To solve Q1, I treat that the sample space will be $\binom{10}{6}$, meaning that there are $10$ marbles scattered in $6$ boxes.
I have trouble describing the event space. Should it be $\binom{10}{1}$, picking all $10$ marbles in the same one box? Or $\binom{6}{1}$, picking $1$ box for all the marbles?
About Q2 I have the same situation, about describing the event space. $\binom{10}{2}$, picking marbles, or $\binom{6}{2}$, picking boxes?
We are placing balls in boxes. Therefore, we have to choose which box receives which ball.
The number of elements in our sample space is $6^{10}$ since there are six choices for each of the ten balls.

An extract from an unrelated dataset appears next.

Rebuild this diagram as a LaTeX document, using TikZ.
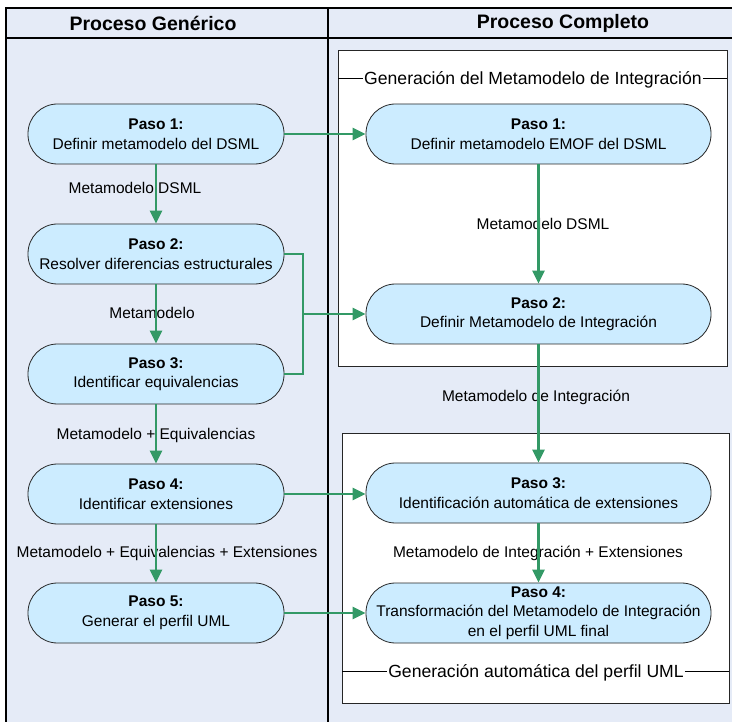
\documentclass[tikz,border=0pt]{standalone}
\usepackage{fontspec}
\setmainfont{Liberation Sans}
\usetikzlibrary{arrows.meta}

\definecolor{lanebg}{RGB}{229,235,247}
\definecolor{stepfill}{RGB}{204,236,255}
\definecolor{flow}{RGB}{51,153,102}

\tikzset{
  stepbox/.style={draw=black!85, line width=0.8pt, fill=stepfill,
    rounded corners=29.5pt, minimum height=60pt, align=center, inner sep=0pt,
    font=\fontsize{15.5}{19.5}\selectfont},
  leftstep/.style={stepbox, minimum width=256pt},
  rightstep/.style={stepbox, minimum width=345pt},
  flowarrow/.style={draw=flow, line width=2.5pt,
    -{Triangle[length=13pt,width=12pt]}},
  flowline/.style={draw=flow, line width=2.5pt},
  lbl/.style={font=\fontsize{15.5}{19.5}\selectfont, inner sep=0pt},
  hdr/.style={font=\fontsize{19.5}{22}\selectfont\bfseries, inner sep=0pt},
  grouplbl/.style={font=\fontsize{17.6}{21}\selectfont, fill=white, inner sep=1pt},
  frame/.style={line width=1.3pt, draw=black},
  groupbox/.style={draw=black!85, line width=1pt, fill=white},
}

\begin{document}
\begin{tikzpicture}[x=1pt, y=-1pt]
\useasboundingbox (0,0) rectangle (732,722);

% swimlane background and frame
\fill[lanebg] (6,8) rectangle (732,722);
\draw[frame] (6,722) -- (6,8) -- (732,8);
\draw[frame] (6,38) -- (732,38);
\draw[frame] (328,8) -- (328,722);
\node[hdr] (hgen) at (153,23) {Proceso Genérico};
\node[hdr] (hcom) at (563,23) {Proceso Completo};

% group boxes of the complete process
\draw[groupbox] (338,51) rectangle (727,367);
\node[grouplbl] (gtop) at (533,80) {Generación del Metamodelo de Integración};
\draw[line width=0.8pt] (338,78) -- (gtop.west |- 0,78);
\draw[line width=0.8pt] (gtop.east |- 0,78) -- (727,78);

\draw[groupbox] (342,434) rectangle (729,703);
\node[grouplbl] (gbot) at (536,673) {Generación automática del perfil UML};
\draw[line width=0.8pt] (342,671) -- (gbot.west |- 0,671);
\draw[line width=0.8pt] (gbot.east |- 0,671) -- (729,671);

% generic process steps
\node[leftstep] (g1) at (156,134) {\textbf{Paso 1:}\\Definir metamodelo del DSML};
\node[leftstep] (g2) at (156,254) {\textbf{Paso 2:}\\Resolver diferencias estructurales};
\node[leftstep] (g3) at (156,374) {\textbf{Paso 3:}\\Identificar equivalencias};
\node[leftstep] (g4) at (156,494) {\textbf{Paso 4:}\\Identificar extensiones};
\node[leftstep] (g5) at (156,613) {\textbf{Paso 5:}\\Generar el perfil UML};

% complete process steps
\node[rightstep] (c1) at (538.5,134) {\textbf{Paso 1:}\\Definir metamodelo EMOF del DSML};
\node[rightstep] (c2) at (538.5,314) {\textbf{Paso 2:}\\Definir Metamodelo de Integración};
\node[rightstep] (c3) at (538.5,493) {\textbf{Paso 3:}\\Identificación automática de extensiones};
\node[rightstep] (c4) at (538.5,613) {\textbf{Paso 4:}\\Transformación del Metamodelo de Integración\\en el perfil UML final};

% flow labels
\node[lbl] (l1) at (135,188) {Metamodelo DSML};
\node[lbl] (l2) at (152,313) {Metamodelo};
\node[lbl] (l3) at (156,435) {Metamodelo + Equivalencias};
\node[lbl] (l4) at (167,553) {Metamodelo + Equivalencias + Extensiones};
\node[lbl] (r1) at (543,224) {Metamodelo DSML};
\node[lbl] (r2) at (536,397) {Metamodelo de Integración};
\node[lbl] (r3) at (538,553) {Metamodelo de Integración + Extensiones};

% vertical flows
\draw[flowarrow] (g1.south) -- (g2.north);
\draw[flowarrow] (g2.south) -- (g3.north);
\draw[flowarrow] (g3.south) -- (g4.north);
\draw[flowarrow] (g4.south) -- (g5.north);
\draw[flowarrow] (c1.south) -- (c2.north);
\draw[flowarrow] (c2.south) -- (c3.north);
\draw[flowarrow] (c3.south) -- (c4.north);

% horizontal flows between the lanes
\coordinate (jn) at (303,314);
\draw[flowarrow] (g1.east) -- (c1.west);
\draw[flowline] (g2.east) -| (jn);
\draw[flowline] (g3.east) -| (jn);
\draw[flowarrow] (jn) -- (c2.west);
\draw[flowarrow] (g4.east) -- (g4.east -| c3.west);
\draw[flowarrow] (g5.east) -- (c4.west);
\end{tikzpicture}
\end{document}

There are six favorable cases, depending on which of the six boxes receives all the balls. Hence, $$\Pr(\text{all balls are placed in the same box}) = \frac{\binom{6}{1}}{6^{10}} = \frac{6}{6^{10}} = \frac{1}{6^9}$$
We have to choose which two boxes will receive the balls, then distribute the balls to the selected boxes so that neither of the selected boxes is empty. There are $\binom{6}{2}$ ways to select the two boxes which will receive the balls. One the boxes have been selected, there are two choices for each ball, so there are $2^{10}$ ways to distribute the balls to those two boxes. However, two of those $2^{10}$ distributions leave one of those two boxes empty. Thus, there are $2^{10} - 2$ ways to distribute the balls so that both of those boxes receive at least one ball. Thus, $$\Pr(\text{all balls are placed in exactly two boxes}) = \frac{\binom{6}{2}(2^{10} - 2)}{6^{10}}$$